Given that for now at least, bitcoin is worth only what someone else will pay for it, narrative plays a key role in determining value, and by extension price.
Some of the world’s most prominent moneyed-men are backing the investing case for bitcoin, even as it drifts into 2022. The new converts include Thomas Peterffy, who as recently as 2017, took out a full-page ad in the Wall Street Journal warning of the dangers that bitcoin futures posed to capital markets and is now saying that it’s “prudent” to have 2% to 3% of one’s personal wealth in cryptocurrencies, just in case fiat currencies go to “hell.” Hungarian-born Peterffy who founded the Interactive Brokers Group that recently offered customers the ability to trade bitcoin, ether, Litecoin and bitcoin cash, has revealed that he himself owns bitcoin and his firm has moved to offer cryptocurrency trading after detecting “urgency” from customers to get in on the action.

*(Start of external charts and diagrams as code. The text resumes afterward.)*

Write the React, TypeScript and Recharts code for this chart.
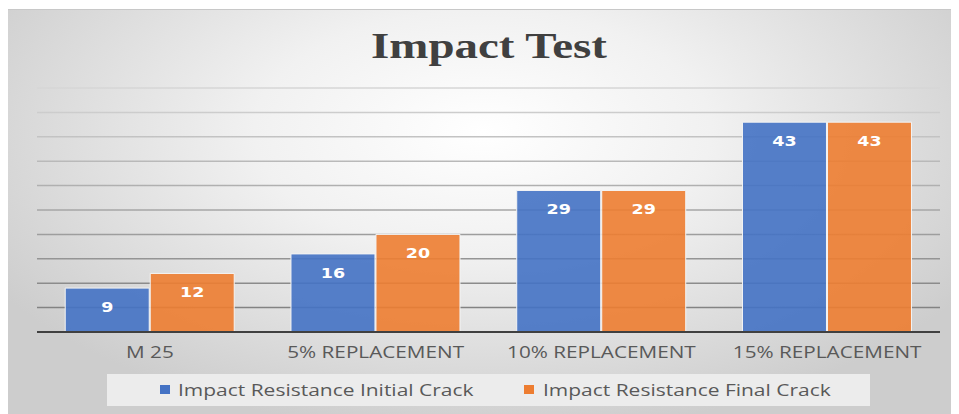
import { BarChart, Bar, XAxis, YAxis, CartesianGrid, Legend, LabelList } from "recharts";

const categories = ["M 25", "5% REPLACEMENT", "10% REPLACEMENT", "15% REPLACEMENT"];
const initialCrack = [9, 16, 29, 43];
const finalCrack = [12, 20, 29, 43];
const yTicks = [0, 5, 10, 15, 20, 25, 30, 35, 40, 45, 50];

const BLUE = "#4472C4";
const ORANGE = "#ED7D31";
const FONT = "'Open Sans', 'Noto Sans', sans-serif";

const data = categories.map((name, i) => ({
  name,
  initial: initialCrack[i],
  final: finalCrack[i],
}));

// the source picture is stretched sideways, so text gets a scaleX
const CategoryTick = (props: any) => {
  const { x, y, payload } = props;
  return (
    <text
      transform={`translate(${x} ${y + 18}) scale(1.22 1)`}
      textAnchor="middle"
      fill="#595959"
      fontSize={17}
      fontFamily={FONT}
    >
      {payload.value}
    </text>
  );
};

const ValueLabel = (props: any) => {
  const { x, y, width, value } = props;
  return (
    <text
      transform={`translate(${x + width / 2} ${y + 24}) scale(1.25 1)`}
      textAnchor="middle"
      fill="#ffffff"
      fontSize={14}
      fontWeight="bold"
      fontFamily="'DejaVu Sans', sans-serif"
    >
      {value}
    </text>
  );
};

const legendItems = [
  { c: BLUE, t: "Impact Resistance Initial Crack", sq: 53, tx: 71 },
  { c: ORANGE, t: "Impact Resistance Final Crack", sq: 417, tx: 436 },
];

const LegendBox = () => (
  <div style={{ position: "relative", background: "#ececec", height: 32, fontFamily: FONT, fontSize: 16, color: "#595959" }}>
    {legendItems.map((it) => (
      <div key={it.t}>
        <span style={{ position: "absolute", left: it.sq, top: 11, width: 10, height: 9, background: it.c }} />
        <span
          style={{
            position: "absolute",
            left: it.tx,
            top: 5,
            whiteSpace: "nowrap",
            transform: "scaleX(1.31)",
            transformOrigin: "left center",
          }}
        >
          {it.t}
        </span>
      </div>
    ))}
  </div>
);

export default function App() {
  return (
    <div
      style={{
        position: "relative",
        width: 952,
        height: 405,
        marginLeft: -1,
        marginTop: 1,
        borderTop: "1px solid #c8c8c8",
        background: "radial-gradient(ellipse 60% 75% at 50% 30%, #ffffff 0%, #f1f1f1 40%, #d9d9d9 80%, #cdcdcd 100%)",
      }}
    >
      <div
        style={{
          position: "absolute",
          top: 17,
          left: 0,
          width: 964,
          textAlign: "center",
          fontFamily: "'Liberation Serif', 'Times New Roman', serif",
          fontWeight: "bold",
          fontSize: 35,
          color: "#404040",
          transform: "scaleX(1.34)",
          transformOrigin: "482px 0",
        }}
      >
        Impact Test
      </div>
      <BarChart
        width={952}
        height={405}
        data={data}
        margin={{ top: 78, right: 19, left: 30, bottom: 9 }}
        barGap={1}
        barCategoryGap="12.5%"
      >
        <defs>
          <linearGradient id="gridGrad" gradientUnits="userSpaceOnUse" x1="0" y1="78" x2="0" y2="322">
            <stop offset="0%" stopColor="#d6d6d6" />
            <stop offset="50%" stopColor="#a6a6a6" />
            <stop offset="100%" stopColor="#7a7a7a" />
          </linearGradient>
        </defs>
        <CartesianGrid vertical={false} stroke="url(#gridGrad)" strokeWidth={1.5} />
        <YAxis hide domain={[0, 50]} ticks={yTicks} />
        <XAxis
          dataKey="name"
          height={42}
          tickLine={false}
          axisLine={{ stroke: "#404040", strokeWidth: 2 }}
          tick={<CategoryTick />}
        />
        <Legend
          verticalAlign="bottom"
          height={32}
          content={<LegendBox />}
          wrapperStyle={{ left: 100, width: 763, bottom: 9 }}
        />
        <Bar dataKey="initial" fill={BLUE} fillOpacity={0.9} stroke="#f4f4f4" strokeWidth={1} isAnimationActive={false}>
          <LabelList dataKey="initial" content={<ValueLabel />} />
        </Bar>
        <Bar dataKey="final" fill={ORANGE} fillOpacity={0.9} stroke="#f4f4f4" strokeWidth={1} isAnimationActive={false}>
          <LabelList dataKey="final" content={<ValueLabel />} />
        </Bar>
      </BarChart>
    </div>
  );
}
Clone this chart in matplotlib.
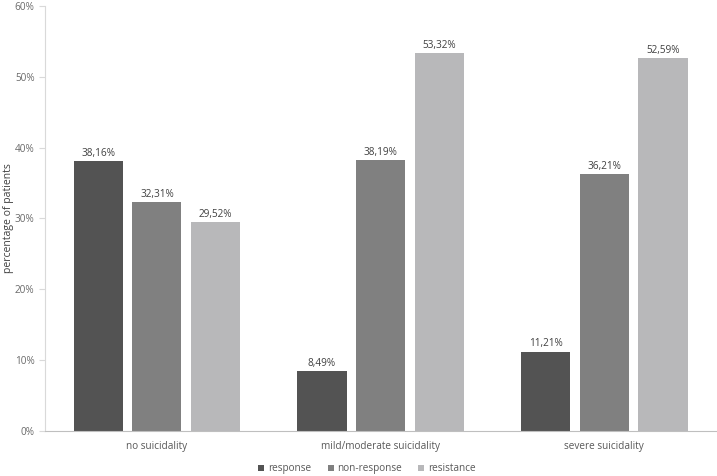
import matplotlib
matplotlib.use("Agg")
import matplotlib.pyplot as plt
import numpy as np
from matplotlib.ticker import FuncFormatter, MultipleLocator

categories = ["no suicidality", "mild/moderate suicidality", "severe suicidality"]
series_names = ["response", "non-response", "resistance"]
response = [38.16, 8.49, 11.21]
non_response = [32.31, 38.19, 36.21]
resistance = [29.52, 53.32, 52.59]
colors = ["#535353", "#808080", "#b8b8ba"]

plt.rcParams['font.family'] = ['Open Sans', 'DejaVu Sans']
fig = plt.figure(figsize=(7.17, 4.76), dpi=100)
ax = fig.add_axes([0.0628, 0.0945, 0.936, 0.893])

x = np.arange(len(categories))
w = 0.22
step = 0.262
txt = "#595959"
for i, (vals, name, c) in enumerate(zip([response, non_response, resistance], series_names, colors)):
    pos = x + (i - 1) * step
    bars = ax.bar(pos, vals, width=w, color=c, label=name)
    for p, v in zip(pos, vals):
        ax.text(p, v + 0.3, f"{v:.2f}%".replace(".", ","), ha="center", va="bottom",
                fontsize=7.2, color="#404040")

ax.set_xlim(-0.5, 2.5)
ax.set_ylim(0, 60)
ax.yaxis.set_major_locator(MultipleLocator(10))
ax.yaxis.set_major_formatter(FuncFormatter(lambda v, p: f"{int(v)}%"))
ax.set_xticks(x)
ax.set_xticklabels(categories)
ax.tick_params(axis="x", length=0, labelsize=7.2, colors=txt, pad=7)
ax.tick_params(axis="y", length=4, labelsize=7.2, colors="#6a6a6a", width=0.8, color="#d9d9d9")
for s in ["top", "right"]:
    ax.spines[s].set_visible(False)
ax.spines["left"].set_color("#d9d9d9")
ax.spines["bottom"].set_color("#bfbfbf")
ax.set_ylabel("percentage of patients", fontsize=7.5, color="#404040")
ax.yaxis.set_label_coords(-0.046, 0.5)

ax.legend(loc="upper center", bbox_to_anchor=(0.48, -0.055), ncol=3, frameon=False,
          fontsize=7.2, handlelength=0.6, handleheight=0.6, handletextpad=0.4,
          columnspacing=1.6, labelcolor=txt)

fig.savefig("out.png", dpi=100)
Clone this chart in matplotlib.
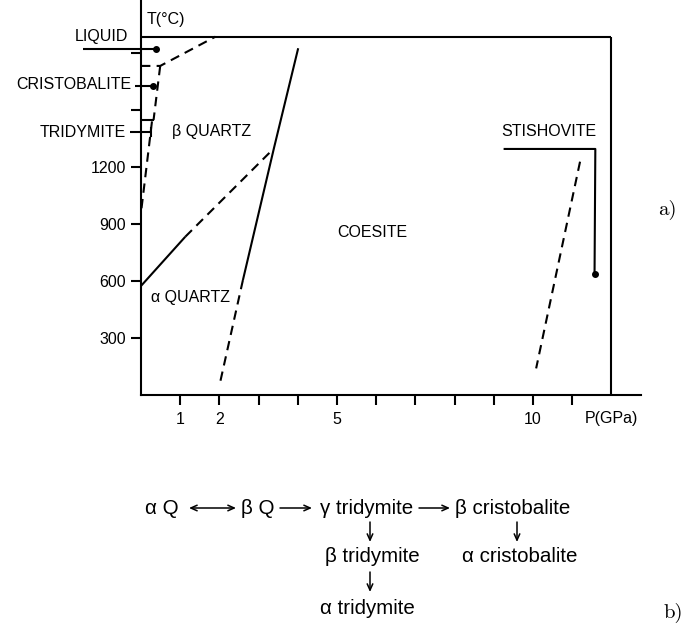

Peterffy said that while cryptocurrencies could reap extraordinary returns, the opposite could also be true, which offers little comfort or guidance to investors looking at the nascent asset class. In an interview with Bloomberg, Peterffy revealed, “I think it can go to zero, and I think it can go to a million dollars. I have no idea.” That humility with respect to the direction that bitcoin could take next represents the opportunity and perils of the cryptocurrency space. Given that for now at least, bitcoin is worth only what someone else will pay for it, narrative plays a key role in determining value, and by extension price. Nevertheless, the cryptocurrency genie may be out of the bottle and it looks like there’s no way to stuff it back in with investors large and small diving into bitcoin and ether, NFTs and DeFi tokens with reckless abandon. Another billionaire investor Ray Dalio recently revealed that he was holding at least some bitcoin and ether in his portfolio, just months after questioning the ability of cryptocurrencies to serve as a store of value. According to the Bridgewater Associates founder, Dalio views the investments into cryptocurrencies as alternative money, in a world where inflation erodes buying power. Legendary macro investor Paul Tudor Jones has long disclosed his investments in bitcoin as a hedge against inflation and almost half of all family offices served by Goldman Sachs Group claim to be interested in adding cryptocurrencies to their portfolios in a recent survey.